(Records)
-- -- --

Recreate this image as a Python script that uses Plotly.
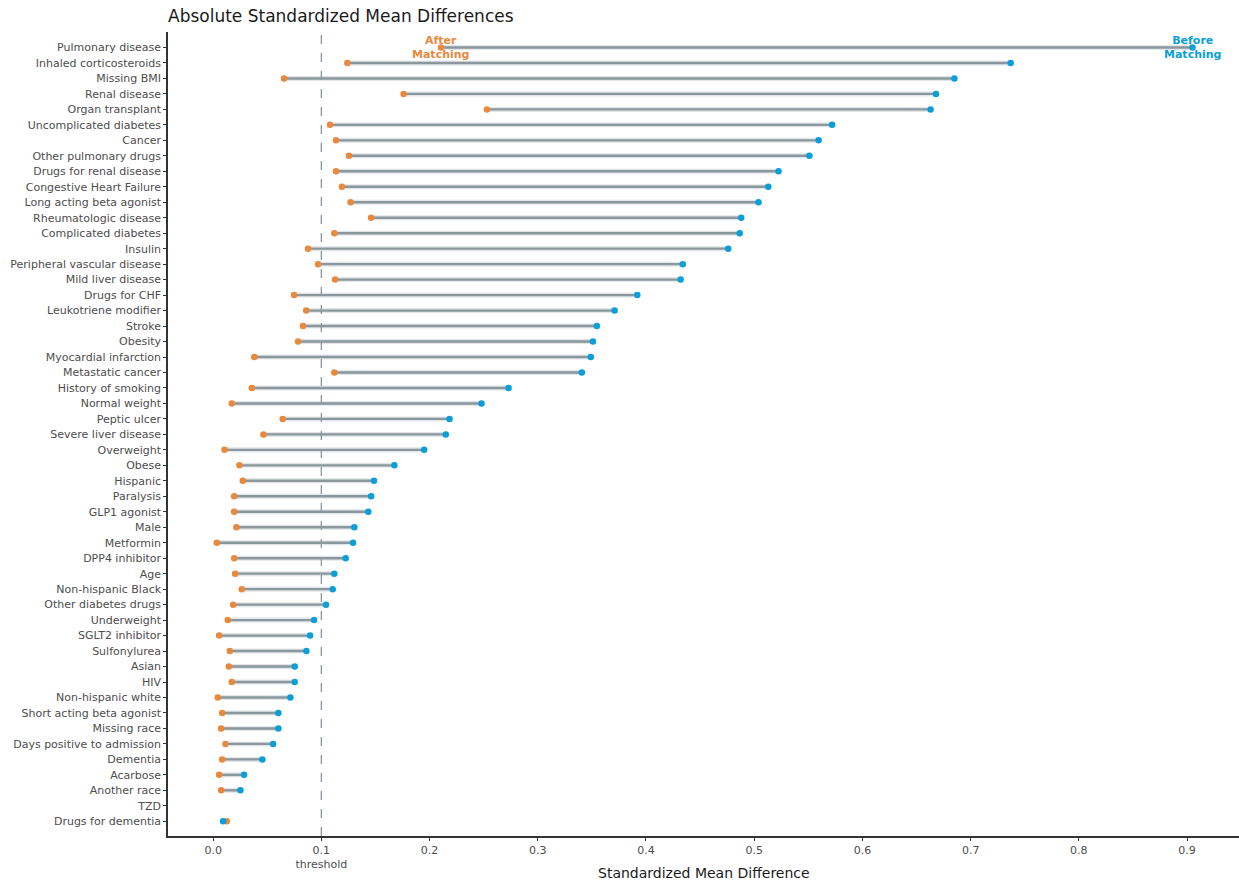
import plotly.graph_objects as go

covariates = [
    "Pulmonary disease", "Inhaled corticosteroids", "Missing BMI", "Renal disease",
    "Organ transplant", "Uncomplicated diabetes", "Cancer", "Other pulmonary drugs",
    "Drugs for renal disease", "Congestive Heart Failure", "Long acting beta agonist",
    "Rheumatologic disease", "Complicated diabetes", "Insulin", "Peripheral vascular disease",
    "Mild liver disease", "Drugs for CHF", "Leukotriene modifier", "Stroke", "Obesity",
    "Myocardial infarction", "Metastatic cancer", "History of smoking", "Normal weight",
    "Peptic ulcer", "Severe liver disease", "Overweight", "Obese", "Hispanic", "Paralysis",
    "GLP1 agonist", "Male", "Metformin", "DPP4 inhibitor", "Age", "Non-hispanic Black",
    "Other diabetes drugs", "Underweight", "SGLT2 inhibitor", "Sulfonylurea", "Asian", "HIV",
    "Non-hispanic white", "Short acting beta agonist", "Missing race",
    "Days positive to admission", "Dementia", "Acarbose", "Another race", "TZD",
    "Drugs for dementia",
]

smd_before = [
    0.905, 0.737, 0.685, 0.668, 0.663, 0.572, 0.5595, 0.551, 0.5225, 0.513, 0.504,
    0.488, 0.4866, 0.476, 0.434, 0.432, 0.392, 0.371, 0.3546, 0.351, 0.349, 0.3407,
    0.273, 0.248, 0.2185, 0.215, 0.195, 0.1675, 0.1487, 0.146, 0.1434, 0.1305, 0.1293,
    0.1225, 0.112, 0.1105, 0.1043, 0.0933, 0.0896, 0.0862, 0.0754, 0.0754, 0.0714,
    0.0603, 0.0603, 0.0554, 0.0455, 0.0286, 0.0252, None, 0.0092,
]

smd_after = [
    0.2105, 0.124, 0.0655, 0.176, 0.253, 0.108, 0.1135, 0.1255, 0.1135, 0.119, 0.127,
    0.146, 0.112, 0.0877, 0.097, 0.1127, 0.0748, 0.086, 0.083, 0.0785, 0.038, 0.112,
    0.0357, 0.0172, 0.0643, 0.0465, 0.0105, 0.0243, 0.0274, 0.0194, 0.0194, 0.0215,
    0.0034, 0.0194, 0.0203, 0.0265, 0.0185, 0.0135, 0.0055, 0.0154, 0.0145, 0.0172,
    0.0043, 0.0083, 0.0074, 0.0114, 0.0083, 0.0055, 0.0074, None, 0.0126,
]

threshold = 0.1
x_ticks = [0.0, 0.1, 0.2, 0.3, 0.4, 0.5, 0.6, 0.7, 0.8, 0.9]
x_ticktext = ["0.0", "0.1<br>threshold", "0.2", "0.3", "0.4", "0.5", "0.6", "0.7", "0.8", "0.9"]

ORANGE = "#E8893C"
BLUE = "#0A9FD8"
SEGMENT = "#8A979E"
FONT = "DejaVu Sans"

W, H = 1239, 886
M_L, M_R, M_T, M_B = 168, 0, 32, 50

# bottom-to-top order for a numeric y axis
n = len(covariates)
ypos = {c: n - 1 - i for i, c in enumerate(covariates)}

seg_x, seg_y = [], []
for c, b, a in zip(covariates, smd_before, smd_after):
    if b is None or a is None:
        continue
    seg_x += [a, b, None]
    seg_y += [ypos[c], ypos[c], None]

fig = go.Figure()

# soft halo under each connecting segment
fig.add_trace(go.Scatter(
    x=seg_x, y=seg_y, mode="lines",
    line=dict(color="rgba(138,151,158,0.25)", width=5),
    hoverinfo="skip", showlegend=False,
))
fig.add_trace(go.Scatter(
    x=seg_x, y=seg_y, mode="lines",
    line=dict(color=SEGMENT, width=2.4),
    hoverinfo="skip", showlegend=False,
))

after_pts = [(a, ypos[c]) for c, a in zip(covariates, smd_after) if a is not None]
before_pts = [(b, ypos[c]) for c, b in zip(covariates, smd_before) if b is not None]

fig.add_trace(go.Scatter(
    x=[p[0] for p in after_pts], y=[p[1] for p in after_pts], mode="markers",
    marker=dict(color=ORANGE, size=6.5, line=dict(width=0)),
    name="After Matching", showlegend=False,
))
fig.add_trace(go.Scatter(
    x=[p[0] for p in before_pts], y=[p[1] for p in before_pts], mode="markers",
    marker=dict(color=BLUE, size=6.5, line=dict(width=0)),
    name="Before Matching", showlegend=False,
))

# threshold reference line
fig.add_shape(
    type="line", xref="x", yref="paper", x0=threshold, x1=threshold, y0=0, y1=1,
    line=dict(color="#8A979E", width=1.3, dash="dash"), layer="below",
)

top = covariates[0]
fig.add_annotation(
    x=smd_after[0], y=ypos[top], text="<b>After<br>Matching</b>", showarrow=False,
    font=dict(family=FONT, size=11, color=ORANGE), xanchor="center", yanchor="middle",
    align="center",
)
fig.add_annotation(
    x=smd_before[0], y=ypos[top], text="<b>Before<br>Matching</b>", showarrow=False,
    font=dict(family=FONT, size=11, color=BLUE), xanchor="center", yanchor="middle",
    align="center",
)

# x-axis title placed beneath the two-line tick labels
plot_h = H - M_T - M_B
fig.add_annotation(
    xref="paper", yref="paper", x=0.5, y=-(873 - (H - M_B)) / plot_h,
    text="Standardized Mean Difference", showarrow=False,
    font=dict(family=FONT, size=14, color="#1A1A1A"),
    xanchor="center", yanchor="middle",
)

fig.update_layout(
    width=W, height=H,
    margin=dict(l=M_L, r=M_R, t=M_T, b=M_B),
    paper_bgcolor="white", plot_bgcolor="white",
    font=dict(family=FONT, color="#4D4D4D"),
    title=dict(
        text="Absolute Standardized Mean Differences",
        x=M_L / W, xanchor="left", y=1 - 16 / H, yanchor="middle",
        font=dict(family=FONT, size=17, color="#1A1A1A"),
    ),
    xaxis=dict(
        range=[-0.0417, 0.948],
        tickvals=x_ticks, ticktext=x_ticktext,
        showgrid=False, zeroline=False,
        showline=True, linecolor="#333333", linewidth=1.5,
        ticks="outside", ticklen=3, tickcolor="#333333", tickwidth=1,
        tickfont=dict(family=FONT, size=11, color="#4D4D4D"),
        automargin=False,
    ),
    yaxis=dict(
        range=[-0.95, n - 1 + 1.0],
        tickvals=[ypos[c] for c in covariates], ticktext=covariates,
        showgrid=False, zeroline=False,
        showline=True, linecolor="#333333", linewidth=1.5,
        ticks="outside", ticklen=3, tickcolor="#333333", tickwidth=1,
        tickfont=dict(family=FONT, size=11, color="#4D4D4D"),
        automargin=False,
    ),
)

fig.write_html("out.html")
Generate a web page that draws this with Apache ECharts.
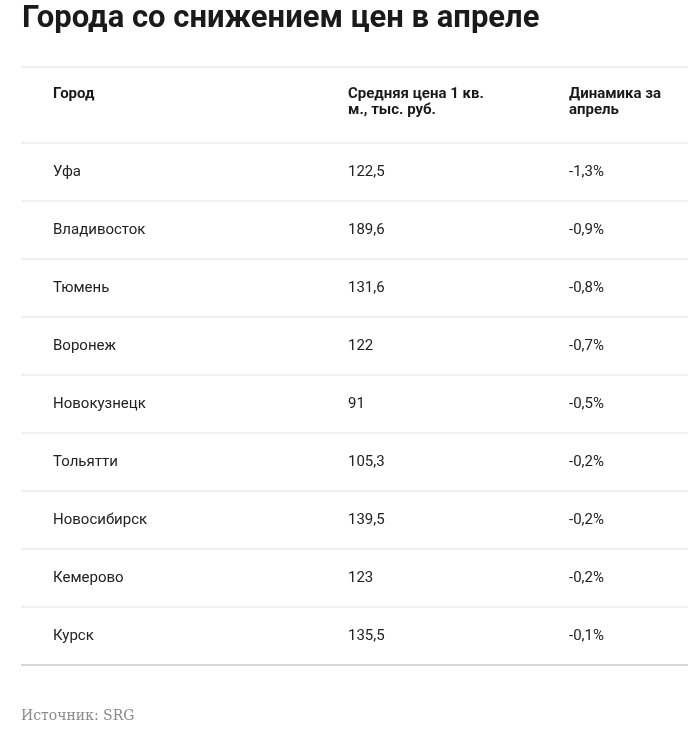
<!DOCTYPE html>
<html>
<head>
<meta charset="utf-8">
<title>Города со снижением цен в апреле</title>
<script src="https://cdn.jsdelivr.net/npm/echarts@6/dist/echarts.min.js"></script>
<style>
  html, body { margin: 0; padding: 0; background: #fff; }
  #table { width: 688px; height: 732px; }
</style>
</head>
<body>
<div id="table"></div>
<script>
  var titleText = 'Города со снижением цен в апреле';
  var headers = ['Город', 'Средняя цена 1 кв.\nм., тыс. руб.', 'Динамика за\nапрель'];
  var cities = ['Уфа', 'Владивосток', 'Тюмень', 'Воронеж', 'Новокузнецк', 'Тольятти', 'Новосибирск', 'Кемерово', 'Курск'];
  var prices = ['122,5', '189,6', '131,6', '122', '91', '105,3', '139,5', '123', '135,5'];
  var changes = ['-1,3%', '-0,9%', '-0,8%', '-0,7%', '-0,5%', '-0,2%', '-0,2%', '-0,2%', '-0,1%'];
  var sourceText = 'Источник: SRG';

  var colX = [53, 348, 569];
  var headTop = 67, bodyTop = 143, rowH = 58;
  var font = 'Roboto, "Noto Sans", sans-serif';

  var myChart = echarts.init(document.getElementById('table'));
  var els = [];

  els.push({ type: 'text', left: 22, top: 4,
    style: { text: titleText, font: 'bold 31px ' + font, fill: '#1a1a1a' } });

  // lines
  els.push({ type: 'line', shape: { x1: 21, y1: headTop, x2: 688, y2: headTop },
    style: { stroke: '#e2e2e2', lineWidth: 1 } });
  for (var i = 0; i < cities.length; i++) {
    var y = bodyTop + i * rowH;
    els.push({ type: 'line', shape: { x1: 21, y1: y, x2: 688, y2: y },
      style: { stroke: '#e2e2e2', lineWidth: 1 } });
  }
  var yEnd = bodyTop + cities.length * rowH;
  els.push({ type: 'line', shape: { x1: 21, y1: yEnd, x2: 688, y2: yEnd },
    style: { stroke: '#d6d6d6', lineWidth: 2 } });

  // header
  for (var c = 0; c < headers.length; c++) {
    els.push({ type: 'text', x: colX[c], y: 86,
      style: { text: headers[c], font: 'bold 15px ' + font, fill: '#1a1a1a', lineHeight: 16 } });
  }

  // body
  var cols = [cities, prices, changes];
  for (var r = 0; r < cities.length; r++) {
    for (var k = 0; k < cols.length; k++) {
      els.push({ type: 'text', x: colX[k], y: bodyTop + r * rowH + rowH / 2,
        style: { text: cols[k][r], font: '15px ' + font, fill: '#222', verticalAlign: 'middle' } });
    }
  }

  els.push({ type: 'text', x: 21, y: 716,
    style: { text: sourceText, font: '14px "DejaVu Serif", "Liberation Serif", serif', fill: '#8a8a8a', verticalAlign: 'middle' } });

  myChart.setOption({ animation: false, graphic: { elements: els } });
</script>
</body>
</html>
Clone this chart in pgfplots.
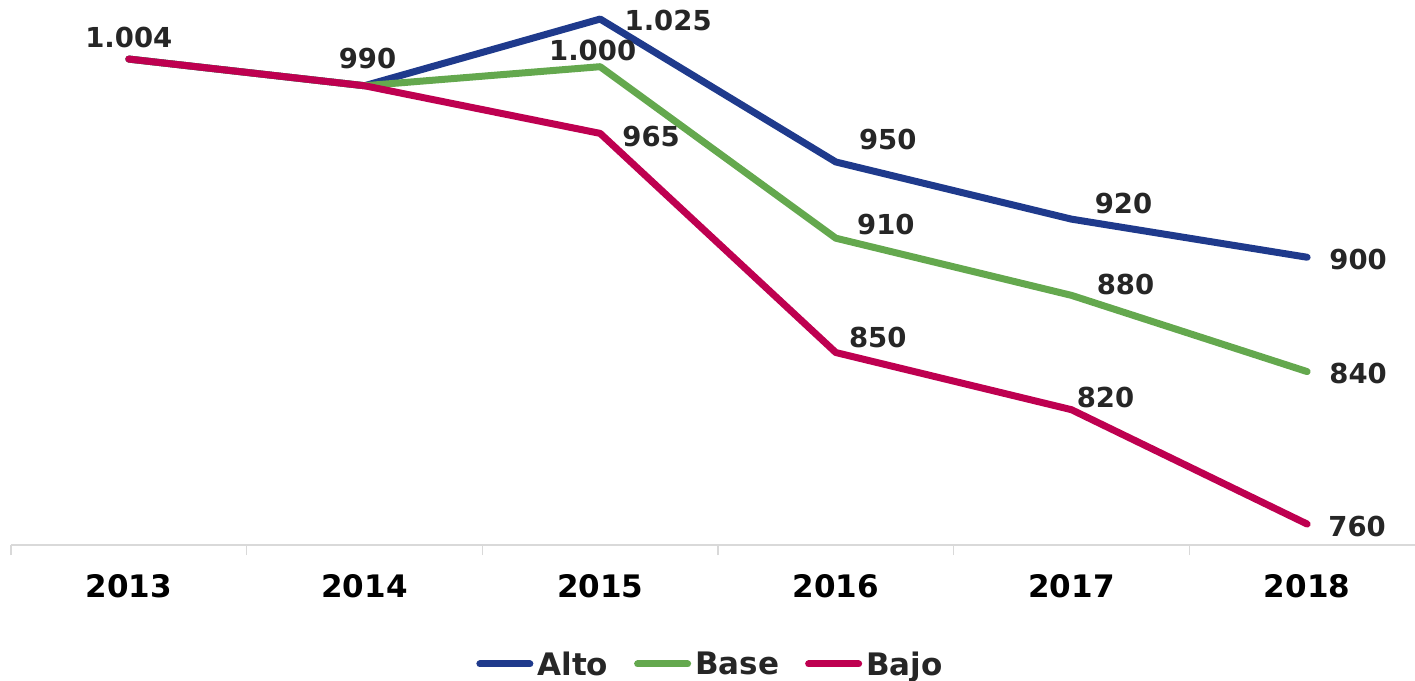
\documentclass[border=0pt]{standalone}
\usepackage{pgfplots}
\pgfplotsset{compat=1.18}
\usepackage{fontspec}
\setmainfont{DejaVu Sans}
\definecolor{alto}{HTML}{1F3A8C}
\definecolor{base}{HTML}{64A84E}
\definecolor{bajo}{HTML}{BE0050}
\definecolor{lbl}{HTML}{262626}
\definecolor{axgray}{HTML}{D9D9D9}
\begin{document}
\begin{tikzpicture}
\useasboundingbox (0,0) rectangle (1415pt,680pt);
\begin{axis}[
  at={(11pt,135pt)}, anchor=south west,
  scale only axis, width=1414pt, height=545pt,
  xmin=-0.5, xmax=5.5, ymin=749, ymax=1035,
  axis x line=bottom, axis y line=none,
  axis line style={axgray, line width=2pt, -},
  xtick={0,1,2,3,4,5}, xticklabels={2013,2014,2015,2016,2017,2018},
  major tick length=0pt,
  minor xtick={-0.5,0.5,1.5,2.5,3.5,4.5,5.5},
  minor tick length=10pt, tick align=outside,
  minor tick style={axgray, line width=1.5pt},
  xticklabel style={font=\fontsize{31}{36}\selectfont\bfseries, anchor=center, yshift=-41pt, text=black},
  ytick=\empty,
  clip=false,
  legend columns=3,
  legend style={at={(0.494,-0.2183)}, anchor=center, draw=none, fill=none,
    font=\fontsize{31}{36}\selectfont\bfseries, text=lbl,
    nodes={inner sep=0pt, inner xsep=0pt},
    /tikz/every odd column/.append style={column sep=4pt},
    /tikz/every even column/.append style={column sep=26pt}},
  legend image code/.code={\draw[#1, line width=7pt, line cap=round] (3.5pt,0pt) -- (53.5pt,0pt);},
  every axis plot/.append style={line width=7pt, line cap=round, line join=round},
]
\addplot[alto] coordinates {(0,1004) (1,990) (2,1025) (3,950) (4,920) (5,900)};
\addlegendentry{Alto}
\addplot[base] coordinates {(0,1004) (1,990) (2,1000) (3,910) (4,880) (5,840)};
\addlegendentry{Base}
\addplot[bajo] coordinates {(0,1004) (1,990) (2,965) (3,850) (4,820) (5,760)};
\addlegendentry{Bajo}

\tikzset{dl/.style={font=\fontsize{27.5}{32}\selectfont\bfseries, text=lbl, anchor=center, inner sep=0pt}}
\node[dl, xshift=0pt,  yshift=21.5pt] at (axis cs:0,1004) {1.004};
\node[dl, xshift=3pt,  yshift=27pt]   at (axis cs:1,990)  {990};
\node[dl, xshift=68pt, yshift=-1pt]   at (axis cs:2,1025) {1.025};
\node[dl, xshift=-7.5pt, yshift=16pt] at (axis cs:2,1000) {1.000};
\node[dl, xshift=51pt, yshift=-3pt]   at (axis cs:2,965)  {965};
\node[dl, xshift=52pt, yshift=22pt]   at (axis cs:3,950)  {950};
\node[dl, xshift=50pt, yshift=14pt]   at (axis cs:3,910)  {910};
\node[dl, xshift=42pt, yshift=15.5pt] at (axis cs:3,850)  {850};
\node[dl, xshift=52pt, yshift=16pt]   at (axis cs:4,920)  {920};
\node[dl, xshift=54pt, yshift=11pt]   at (axis cs:4,880)  {880};
\node[dl, xshift=34pt, yshift=12pt]   at (axis cs:4,820)  {820};
\node[dl, xshift=51pt, yshift=-2pt]   at (axis cs:5,900)  {900};
\node[dl, xshift=51pt, yshift=-2pt]   at (axis cs:5,840)  {840};
\node[dl, xshift=50pt, yshift=-2pt]   at (axis cs:5,760)  {760};
\end{axis}
\end{tikzpicture}
\end{document}
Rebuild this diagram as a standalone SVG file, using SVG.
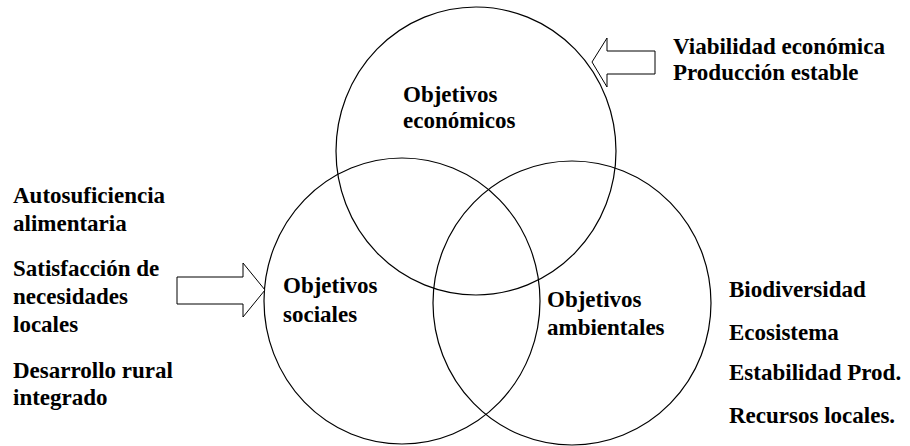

-- -- --

### THE EXERCISE
Reproduce only the lines of the records from the start up to and including the line that holds "import plotly.graph_objects as go"; do not carry over any picture.

### TASK RESULT
Recreate this image as a Python script that uses Plotly.
import plotly.graph_objects as go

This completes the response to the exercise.